* **Instructions to follow**
Word for word, quote all of the material, omitting the pictures.

* **Data**
-*-*-

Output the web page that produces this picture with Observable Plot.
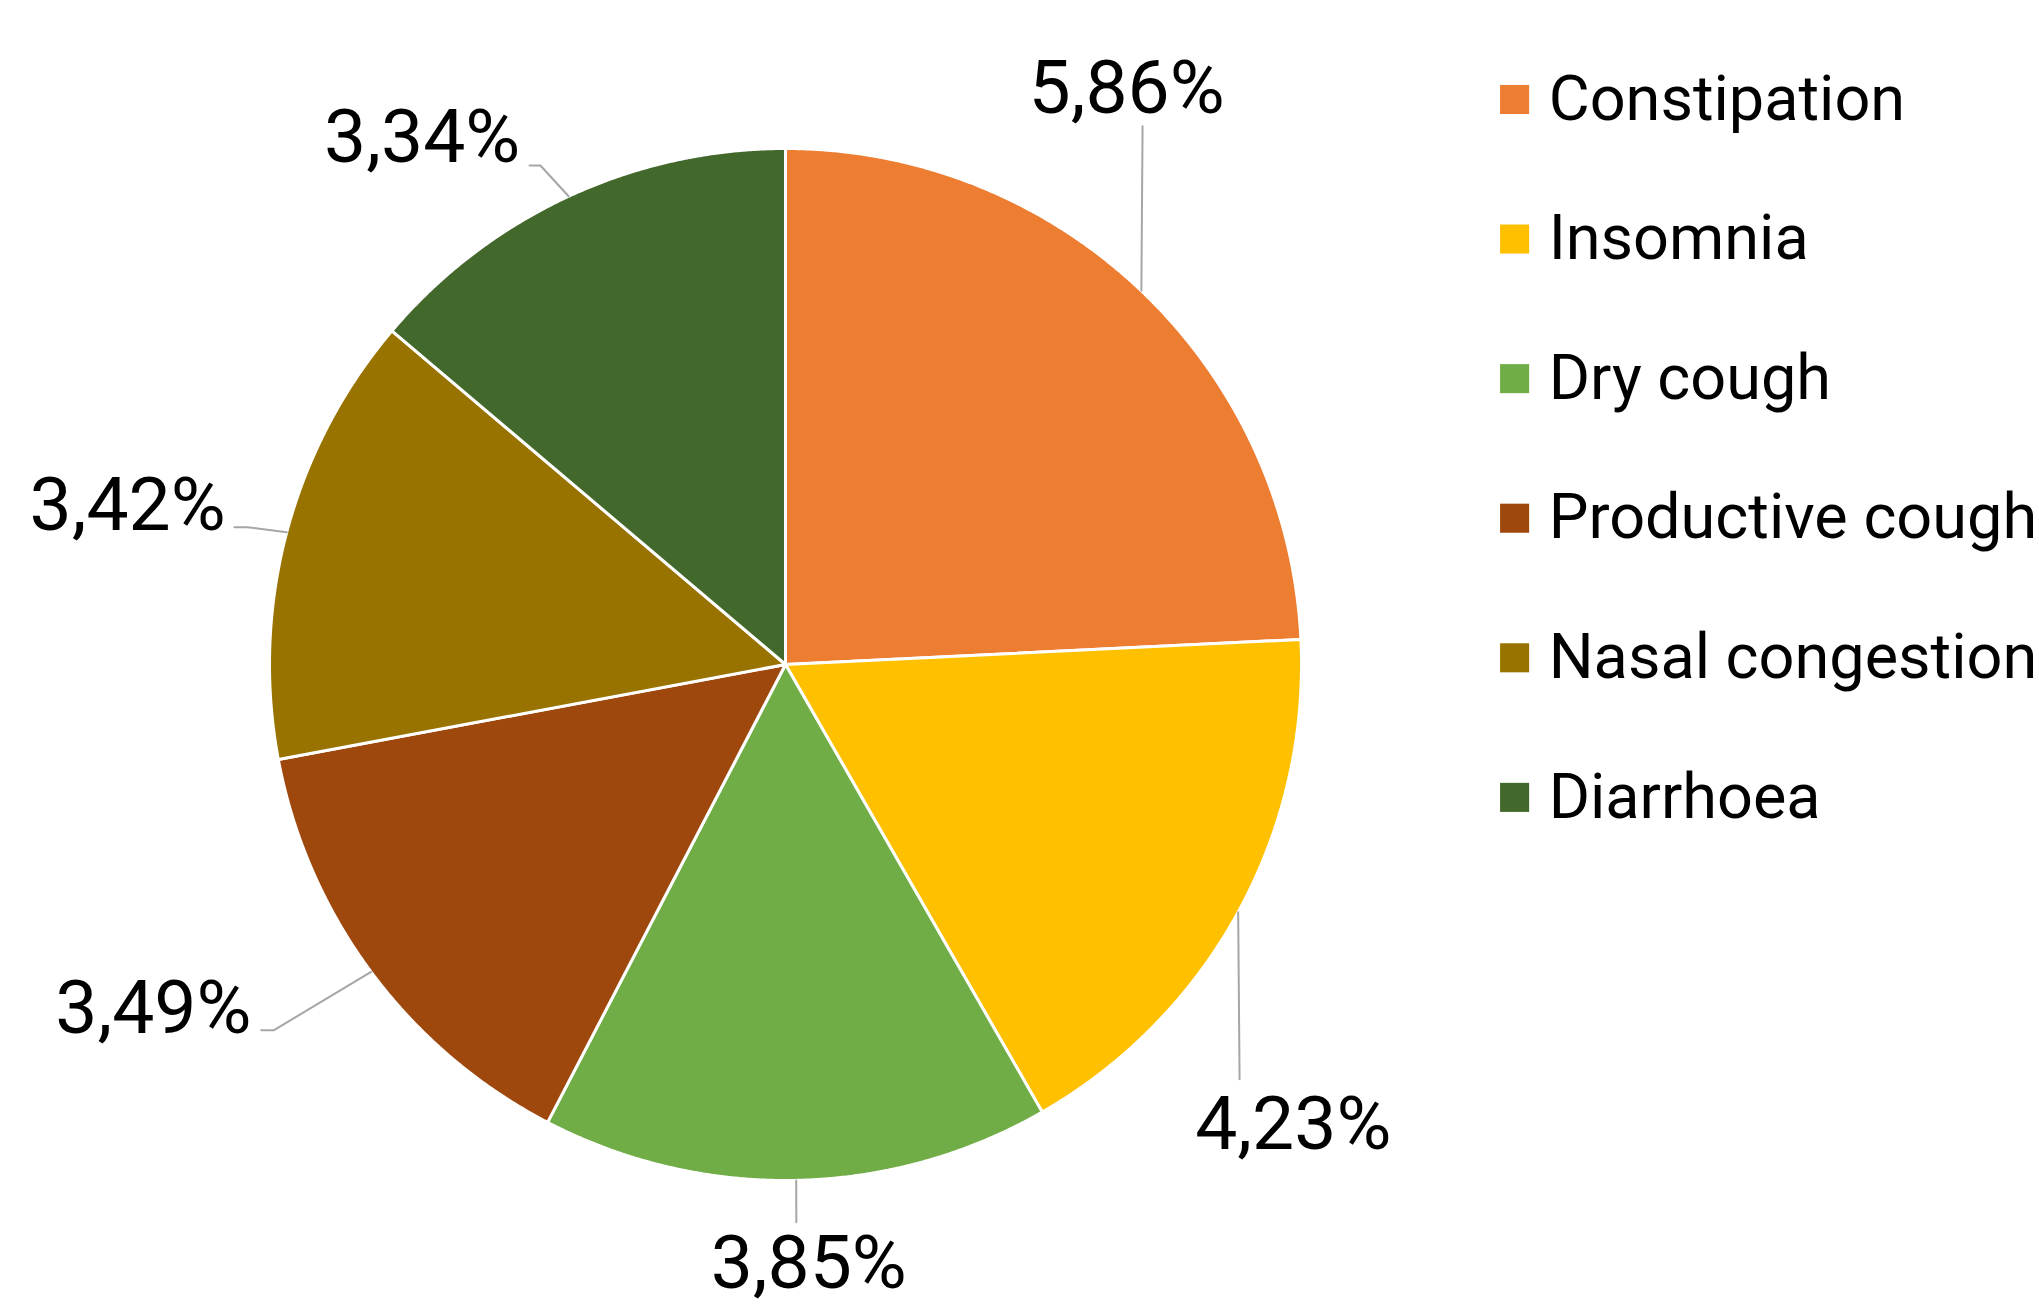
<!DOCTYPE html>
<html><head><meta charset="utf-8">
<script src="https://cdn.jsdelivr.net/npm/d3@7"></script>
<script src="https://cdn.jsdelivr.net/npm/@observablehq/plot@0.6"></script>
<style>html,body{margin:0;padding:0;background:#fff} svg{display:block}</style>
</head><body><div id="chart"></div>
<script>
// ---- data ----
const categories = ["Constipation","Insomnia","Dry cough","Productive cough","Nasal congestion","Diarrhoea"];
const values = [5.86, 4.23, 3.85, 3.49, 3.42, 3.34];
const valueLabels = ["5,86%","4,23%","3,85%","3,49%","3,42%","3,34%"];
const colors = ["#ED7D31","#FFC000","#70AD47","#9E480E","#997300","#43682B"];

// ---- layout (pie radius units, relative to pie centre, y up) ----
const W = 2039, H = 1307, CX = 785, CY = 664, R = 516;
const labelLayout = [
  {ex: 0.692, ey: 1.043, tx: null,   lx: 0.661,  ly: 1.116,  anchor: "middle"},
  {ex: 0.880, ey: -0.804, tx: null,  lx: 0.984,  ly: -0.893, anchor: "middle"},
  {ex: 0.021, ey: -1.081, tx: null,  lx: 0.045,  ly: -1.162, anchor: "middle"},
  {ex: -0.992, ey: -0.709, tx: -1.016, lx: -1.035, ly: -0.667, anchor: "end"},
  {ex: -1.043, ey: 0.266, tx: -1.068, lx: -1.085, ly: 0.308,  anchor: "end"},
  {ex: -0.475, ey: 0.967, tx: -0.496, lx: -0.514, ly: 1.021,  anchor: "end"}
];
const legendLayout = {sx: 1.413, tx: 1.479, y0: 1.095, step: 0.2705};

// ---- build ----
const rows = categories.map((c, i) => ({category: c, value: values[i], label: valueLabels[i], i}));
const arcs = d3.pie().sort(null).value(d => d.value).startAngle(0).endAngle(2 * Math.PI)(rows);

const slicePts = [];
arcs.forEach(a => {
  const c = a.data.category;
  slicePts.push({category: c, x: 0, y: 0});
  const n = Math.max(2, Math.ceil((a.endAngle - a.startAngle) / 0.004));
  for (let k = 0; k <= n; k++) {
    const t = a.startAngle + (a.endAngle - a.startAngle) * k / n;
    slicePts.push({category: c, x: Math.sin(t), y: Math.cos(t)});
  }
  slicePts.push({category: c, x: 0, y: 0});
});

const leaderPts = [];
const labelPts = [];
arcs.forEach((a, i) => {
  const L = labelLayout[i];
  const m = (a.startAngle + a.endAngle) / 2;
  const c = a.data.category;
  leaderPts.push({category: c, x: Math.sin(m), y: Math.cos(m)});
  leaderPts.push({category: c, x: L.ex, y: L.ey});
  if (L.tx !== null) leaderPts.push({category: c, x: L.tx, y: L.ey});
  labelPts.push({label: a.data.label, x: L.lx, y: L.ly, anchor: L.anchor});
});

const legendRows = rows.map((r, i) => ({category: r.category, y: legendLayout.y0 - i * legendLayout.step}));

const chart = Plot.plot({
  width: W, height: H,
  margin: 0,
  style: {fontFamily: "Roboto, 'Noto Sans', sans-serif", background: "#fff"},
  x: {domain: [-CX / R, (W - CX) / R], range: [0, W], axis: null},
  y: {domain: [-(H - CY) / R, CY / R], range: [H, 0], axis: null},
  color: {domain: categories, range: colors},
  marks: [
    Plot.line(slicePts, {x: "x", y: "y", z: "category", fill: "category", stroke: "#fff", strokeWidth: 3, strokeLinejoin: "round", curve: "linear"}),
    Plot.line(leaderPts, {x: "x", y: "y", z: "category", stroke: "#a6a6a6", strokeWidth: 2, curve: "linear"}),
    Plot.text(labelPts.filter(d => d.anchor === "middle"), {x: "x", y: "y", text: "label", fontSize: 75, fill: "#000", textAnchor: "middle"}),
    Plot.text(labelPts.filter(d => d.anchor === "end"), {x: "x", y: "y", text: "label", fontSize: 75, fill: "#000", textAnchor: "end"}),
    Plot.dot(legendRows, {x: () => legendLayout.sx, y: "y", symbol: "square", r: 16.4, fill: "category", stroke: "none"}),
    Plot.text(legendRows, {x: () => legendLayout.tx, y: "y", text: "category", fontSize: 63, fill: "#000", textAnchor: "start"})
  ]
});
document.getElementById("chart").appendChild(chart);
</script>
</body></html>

-*-*-

* **Response below**
Output the web page that produces this picture with Observable Plot.
<!DOCTYPE html>
<html><head><meta charset="utf-8">
<script src="https://cdn.jsdelivr.net/npm/d3@7"></script>
<script src="https://cdn.jsdelivr.net/npm/@observablehq/plot@0.6"></script>
<style>html,body{margin:0;padding:0;background:#fff} svg{display:block}</style>
</head><body><div id="chart"></div>
<script>
// ---- data ----
const categories = ["Constipation","Insomnia","Dry cough","Productive cough","Nasal congestion","Diarrhoea"];
const values = [5.86, 4.23, 3.85, 3.49, 3.42, 3.34];
const valueLabels = ["5,86%","4,23%","3,85%","3,49%","3,42%","3,34%"];
const colors = ["#ED7D31","#FFC000","#70AD47","#9E480E","#997300","#43682B"];

// ---- layout (pie radius units, relative to pie centre, y up) ----
const W = 2039, H = 1307, CX = 785, CY = 664, R = 516;
const labelLayout = [
  {ex: 0.692, ey: 1.043, tx: null,   lx: 0.661,  ly: 1.116,  anchor: "middle"},
  {ex: 0.880, ey: -0.804, tx: null,  lx: 0.984,  ly: -0.893, anchor: "middle"},
  {ex: 0.021, ey: -1.081, tx: null,  lx: 0.045,  ly: -1.162, anchor: "middle"},
  {ex: -0.992, ey: -0.709, tx: -1.016, lx: -1.035, ly: -0.667, anchor: "end"},
  {ex: -1.043, ey: 0.266, tx: -1.068, lx: -1.085, ly: 0.308,  anchor: "end"},
  {ex: -0.475, ey: 0.967, tx: -0.496, lx: -0.514, ly: 1.021,  anchor: "end"}
];
const legendLayout = {sx: 1.413, tx: 1.479, y0: 1.095, step: 0.2705};

// ---- build ----
const rows = categories.map((c, i) => ({category: c, value: values[i], label: valueLabels[i], i}));
const arcs = d3.pie().sort(null).value(d => d.value).startAngle(0).endAngle(2 * Math.PI)(rows);

const slicePts = [];
arcs.forEach(a => {
  const c = a.data.category;
  slicePts.push({category: c, x: 0, y: 0});
  const n = Math.max(2, Math.ceil((a.endAngle - a.startAngle) / 0.004));
  for (let k = 0; k <= n; k++) {
    const t = a.startAngle + (a.endAngle - a.startAngle) * k / n;
    slicePts.push({category: c, x: Math.sin(t), y: Math.cos(t)});
  }
  slicePts.push({category: c, x: 0, y: 0});
});

const leaderPts = [];
const labelPts = [];
arcs.forEach((a, i) => {
  const L = labelLayout[i];
  const m = (a.startAngle + a.endAngle) / 2;
  const c = a.data.category;
  leaderPts.push({category: c, x: Math.sin(m), y: Math.cos(m)});
  leaderPts.push({category: c, x: L.ex, y: L.ey});
  if (L.tx !== null) leaderPts.push({category: c, x: L.tx, y: L.ey});
  labelPts.push({label: a.data.label, x: L.lx, y: L.ly, anchor: L.anchor});
});

const legendRows = rows.map((r, i) => ({category: r.category, y: legendLayout.y0 - i * legendLayout.step}));

const chart = Plot.plot({
  width: W, height: H,
  margin: 0,
  style: {fontFamily: "Roboto, 'Noto Sans', sans-serif", background: "#fff"},
  x: {domain: [-CX / R, (W - CX) / R], range: [0, W], axis: null},
  y: {domain: [-(H - CY) / R, CY / R], range: [H, 0], axis: null},
  color: {domain: categories, range: colors},
  marks: [
    Plot.line(slicePts, {x: "x", y: "y", z: "category", fill: "category", stroke: "#fff", strokeWidth: 3, strokeLinejoin: "round", curve: "linear"}),
    Plot.line(leaderPts, {x: "x", y: "y", z: "category", stroke: "#a6a6a6", strokeWidth: 2, curve: "linear"}),
    Plot.text(labelPts.filter(d => d.anchor === "middle"), {x: "x", y: "y", text: "label", fontSize: 75, fill: "#000", textAnchor: "middle"}),
    Plot.text(labelPts.filter(d => d.anchor === "end"), {x: "x", y: "y", text: "label", fontSize: 75, fill: "#000", textAnchor: "end"}),
    Plot.dot(legendRows, {x: () => legendLayout.sx, y: "y", symbol: "square", r: 16.4, fill: "category", stroke: "none"}),
    Plot.text(legendRows, {x: () => legendLayout.tx, y: "y", text: "category", fontSize: 63, fill: "#000", textAnchor: "start"})
  ]
});
document.getElementById("chart").appendChild(chart);
</script>
</body></html>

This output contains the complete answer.